But she was determined to overcome her fears to solve a far more pressing problem: a year of unemployment that had landed Harrod in a homeless shelter for two months while she was pregnant. The former receptionist has five kids, but only the youngest, a 5-month-old girl, lives with her. The boys, between the ages of four and 16, are with their grandparents.
“I get $336 a month from welfare. I’m really struggling,” Harrod said. “I have bills to pay.”
In a part of the District where one in four people are unemployed and the digital divide remains huge, the D.C. Public Library is using $3 million in federal grant money to teach Harrod and hundreds of other residents how to use computers. The goal is to train 1,600 people by the end of 2012.
So far, 430 students have enrolled in PC Basics, which is offered at five public libraries, and 145 have graduated. The oldest student in the program is 86. The youngest, 20.
The average income for enrolled participants is $7,300, according to library records. About 41 percent have graduated from high school, and 83 percent are African American.
When they finish the class, students receive a donated, refurbished computer with the software that they were trained to use. The students who qualify by income level also receive free broadband for a year.
“We believe there is a correlation between Internet access, computer ownership and employment rates,” said Chris Tonjes, the library system’s chief information officer, who thinks there are direct and indirect benefits to the program. “The direct benefit is people get exposure to computers, they gain computer skills, they potentially get jobs. The indirect benefit is, instead of being sort of isolated because they don’t have access to the digital superhighway, they are now connected.”
Harrod, who lives in Southeast D.C., has a computer at home but no Internet connection. A year ago, her godmother created a profile on Facebook for her, but Harrod couldn’t keep it updated because she didn’t understand it.
“I knew how to navigate the Internet somewhat. I could look for something on Google, but there was so much information, I didn’t know where to go to next. It was so overwhelming,” she said. “I got very lost, all the time.”

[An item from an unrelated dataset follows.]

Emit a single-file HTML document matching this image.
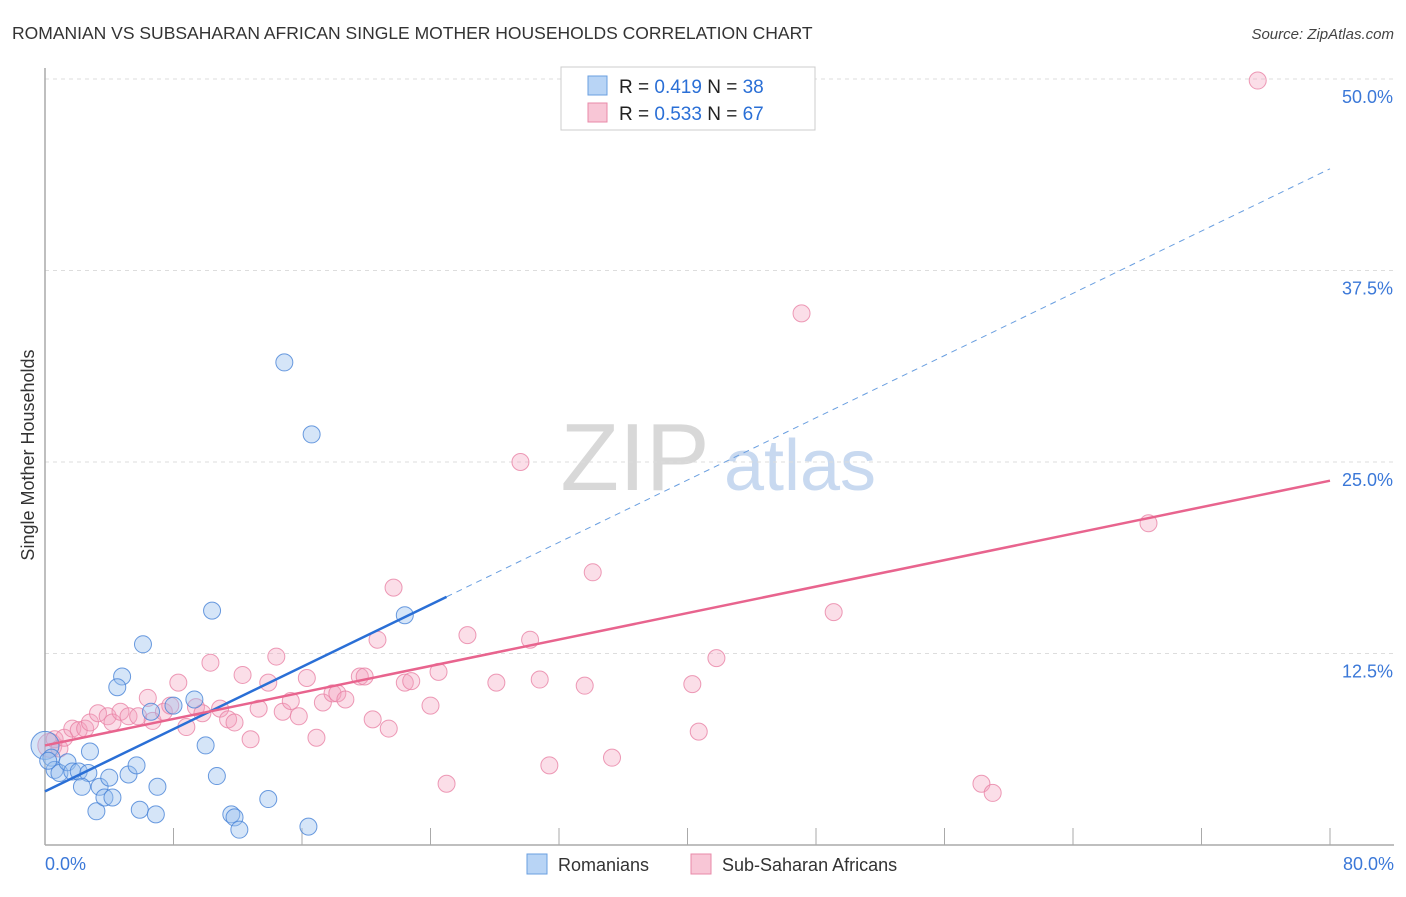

During a class at the Anacostia Library, the teacher, Kyle Johnson, 26, used a projector to show Harrod and 10 other students how to insert pictures in a Word document.
“Look how crazy this is,” said Johnson, rotating the image upside down. The class was amazed and answered in unison: “Wow!”
“It’s really rewarding to see people’s faces when they have that ah-ha moment, when they can actually figure something out, when they realize that they don’t have to be afraid of technology and doing simple things on a computer,” Johnson said.
The instructor also demonstrated how to insert text around the picture. “There’s a name for that,” Johnson said. “It’s called text wrapping.”
Soon, the class was ready to move forward to the most important lesson of the day: Web forms. Once Harrod and her classmates mastered check boxes, text fields and drop down boxes, they could apply for jobs online. The teacher suggested one company’sWeb site.
“They have now 50,000 jobs! Look at all these options here,” she said. “And they are hiring in D.C.”
Some students smiled at their screens.
“First name, last name, birth month, birth day, last 4 SSN, e-mail,” the teacher points out at the wall with the big projection. “Look at that! You’re putting your application, using a Web form.”
Afterward, Harrod was already hopeful.
“I’ve just had my resume completed. On a computer!” she said. “I would love to find a job where I could be at an entry level, where I could be taught. If I can be taught, I can do it. I just need somebody to give me a chance.”